* _Information shown_
- - - -

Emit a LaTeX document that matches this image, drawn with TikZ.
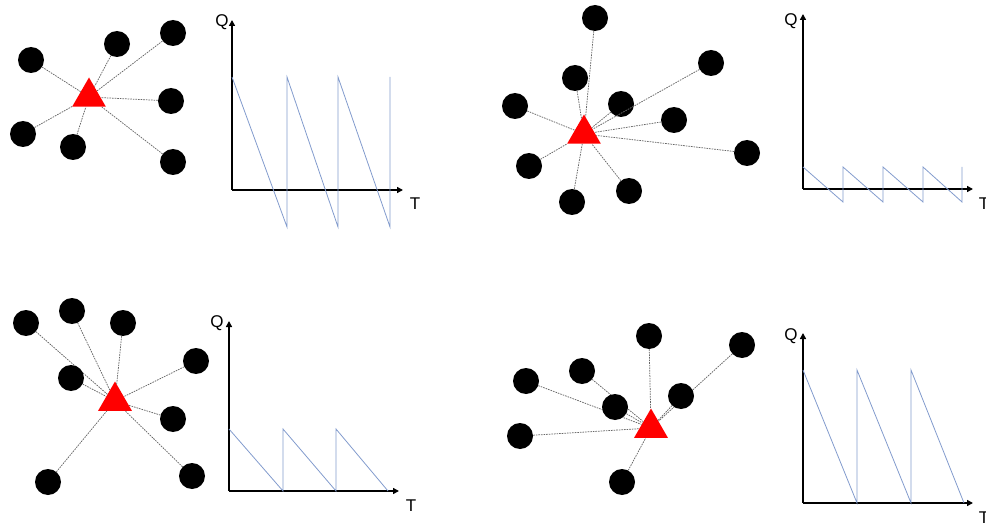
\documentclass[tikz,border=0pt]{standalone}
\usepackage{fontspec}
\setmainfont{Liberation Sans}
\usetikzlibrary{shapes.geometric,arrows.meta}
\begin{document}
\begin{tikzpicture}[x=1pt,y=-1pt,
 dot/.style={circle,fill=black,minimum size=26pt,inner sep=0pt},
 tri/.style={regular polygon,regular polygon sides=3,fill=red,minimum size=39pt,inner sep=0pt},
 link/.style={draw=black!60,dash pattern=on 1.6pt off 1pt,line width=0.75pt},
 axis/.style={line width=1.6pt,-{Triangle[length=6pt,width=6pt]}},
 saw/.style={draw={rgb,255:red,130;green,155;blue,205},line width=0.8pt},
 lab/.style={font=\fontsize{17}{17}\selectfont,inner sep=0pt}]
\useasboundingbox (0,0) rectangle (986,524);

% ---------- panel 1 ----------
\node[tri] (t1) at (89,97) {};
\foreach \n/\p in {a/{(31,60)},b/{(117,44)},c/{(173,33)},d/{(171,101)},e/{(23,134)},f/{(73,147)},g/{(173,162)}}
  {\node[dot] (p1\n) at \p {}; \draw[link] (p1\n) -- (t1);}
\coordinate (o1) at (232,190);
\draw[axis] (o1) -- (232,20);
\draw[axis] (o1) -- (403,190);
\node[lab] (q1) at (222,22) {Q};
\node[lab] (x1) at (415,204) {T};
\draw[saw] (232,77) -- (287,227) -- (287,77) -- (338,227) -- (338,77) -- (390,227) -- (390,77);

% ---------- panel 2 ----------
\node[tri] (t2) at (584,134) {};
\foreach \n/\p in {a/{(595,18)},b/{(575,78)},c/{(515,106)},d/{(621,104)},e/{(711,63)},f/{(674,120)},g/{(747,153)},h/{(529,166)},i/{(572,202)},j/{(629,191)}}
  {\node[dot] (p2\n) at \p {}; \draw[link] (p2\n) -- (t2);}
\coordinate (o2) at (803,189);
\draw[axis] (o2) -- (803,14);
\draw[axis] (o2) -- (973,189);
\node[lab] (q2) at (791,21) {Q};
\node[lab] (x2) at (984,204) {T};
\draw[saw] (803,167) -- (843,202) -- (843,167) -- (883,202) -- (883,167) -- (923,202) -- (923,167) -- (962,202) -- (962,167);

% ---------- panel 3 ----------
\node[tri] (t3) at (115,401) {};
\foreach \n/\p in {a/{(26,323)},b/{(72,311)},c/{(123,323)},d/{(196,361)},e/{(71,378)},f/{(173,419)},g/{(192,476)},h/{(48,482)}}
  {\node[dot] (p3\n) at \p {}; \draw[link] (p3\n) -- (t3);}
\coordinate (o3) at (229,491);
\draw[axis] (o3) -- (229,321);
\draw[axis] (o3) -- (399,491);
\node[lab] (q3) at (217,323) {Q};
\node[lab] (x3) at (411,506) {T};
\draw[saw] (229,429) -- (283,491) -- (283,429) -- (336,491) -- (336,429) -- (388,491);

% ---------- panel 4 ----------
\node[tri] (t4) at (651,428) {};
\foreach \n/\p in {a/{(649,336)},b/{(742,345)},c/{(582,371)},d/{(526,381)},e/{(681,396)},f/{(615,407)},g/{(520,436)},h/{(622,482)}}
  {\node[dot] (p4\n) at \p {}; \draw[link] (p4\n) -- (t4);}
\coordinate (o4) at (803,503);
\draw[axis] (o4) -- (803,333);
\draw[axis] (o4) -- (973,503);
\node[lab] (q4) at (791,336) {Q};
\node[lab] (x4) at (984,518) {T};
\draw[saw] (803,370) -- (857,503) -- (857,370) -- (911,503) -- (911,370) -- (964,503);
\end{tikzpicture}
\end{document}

- - - -

* _What the exercise asks_
Please write out all the data again word for word, but not the pictures.

* _Response below_
Emit a LaTeX document that matches this image, drawn with TikZ.
\documentclass[tikz,border=0pt]{standalone}
\usepackage{fontspec}
\setmainfont{Liberation Sans}
\usetikzlibrary{shapes.geometric,arrows.meta}
\begin{document}
\begin{tikzpicture}[x=1pt,y=-1pt,
 dot/.style={circle,fill=black,minimum size=26pt,inner sep=0pt},
 tri/.style={regular polygon,regular polygon sides=3,fill=red,minimum size=39pt,inner sep=0pt},
 link/.style={draw=black!60,dash pattern=on 1.6pt off 1pt,line width=0.75pt},
 axis/.style={line width=1.6pt,-{Triangle[length=6pt,width=6pt]}},
 saw/.style={draw={rgb,255:red,130;green,155;blue,205},line width=0.8pt},
 lab/.style={font=\fontsize{17}{17}\selectfont,inner sep=0pt}]
\useasboundingbox (0,0) rectangle (986,524);

% ---------- panel 1 ----------
\node[tri] (t1) at (89,97) {};
\foreach \n/\p in {a/{(31,60)},b/{(117,44)},c/{(173,33)},d/{(171,101)},e/{(23,134)},f/{(73,147)},g/{(173,162)}}
  {\node[dot] (p1\n) at \p {}; \draw[link] (p1\n) -- (t1);}
\coordinate (o1) at (232,190);
\draw[axis] (o1) -- (232,20);
\draw[axis] (o1) -- (403,190);
\node[lab] (q1) at (222,22) {Q};
\node[lab] (x1) at (415,204) {T};
\draw[saw] (232,77) -- (287,227) -- (287,77) -- (338,227) -- (338,77) -- (390,227) -- (390,77);

% ---------- panel 2 ----------
\node[tri] (t2) at (584,134) {};
\foreach \n/\p in {a/{(595,18)},b/{(575,78)},c/{(515,106)},d/{(621,104)},e/{(711,63)},f/{(674,120)},g/{(747,153)},h/{(529,166)},i/{(572,202)},j/{(629,191)}}
  {\node[dot] (p2\n) at \p {}; \draw[link] (p2\n) -- (t2);}
\coordinate (o2) at (803,189);
\draw[axis] (o2) -- (803,14);
\draw[axis] (o2) -- (973,189);
\node[lab] (q2) at (791,21) {Q};
\node[lab] (x2) at (984,204) {T};
\draw[saw] (803,167) -- (843,202) -- (843,167) -- (883,202) -- (883,167) -- (923,202) -- (923,167) -- (962,202) -- (962,167);

% ---------- panel 3 ----------
\node[tri] (t3) at (115,401) {};
\foreach \n/\p in {a/{(26,323)},b/{(72,311)},c/{(123,323)},d/{(196,361)},e/{(71,378)},f/{(173,419)},g/{(192,476)},h/{(48,482)}}
  {\node[dot] (p3\n) at \p {}; \draw[link] (p3\n) -- (t3);}
\coordinate (o3) at (229,491);
\draw[axis] (o3) -- (229,321);
\draw[axis] (o3) -- (399,491);
\node[lab] (q3) at (217,323) {Q};
\node[lab] (x3) at (411,506) {T};
\draw[saw] (229,429) -- (283,491) -- (283,429) -- (336,491) -- (336,429) -- (388,491);

% ---------- panel 4 ----------
\node[tri] (t4) at (651,428) {};
\foreach \n/\p in {a/{(649,336)},b/{(742,345)},c/{(582,371)},d/{(526,381)},e/{(681,396)},f/{(615,407)},g/{(520,436)},h/{(622,482)}}
  {\node[dot] (p4\n) at \p {}; \draw[link] (p4\n) -- (t4);}
\coordinate (o4) at (803,503);
\draw[axis] (o4) -- (803,333);
\draw[axis] (o4) -- (973,503);
\node[lab] (q4) at (791,336) {Q};
\node[lab] (x4) at (984,518) {T};
\draw[saw] (803,370) -- (857,503) -- (857,370) -- (911,503) -- (911,370) -- (964,503);
\end{tikzpicture}
\end{document}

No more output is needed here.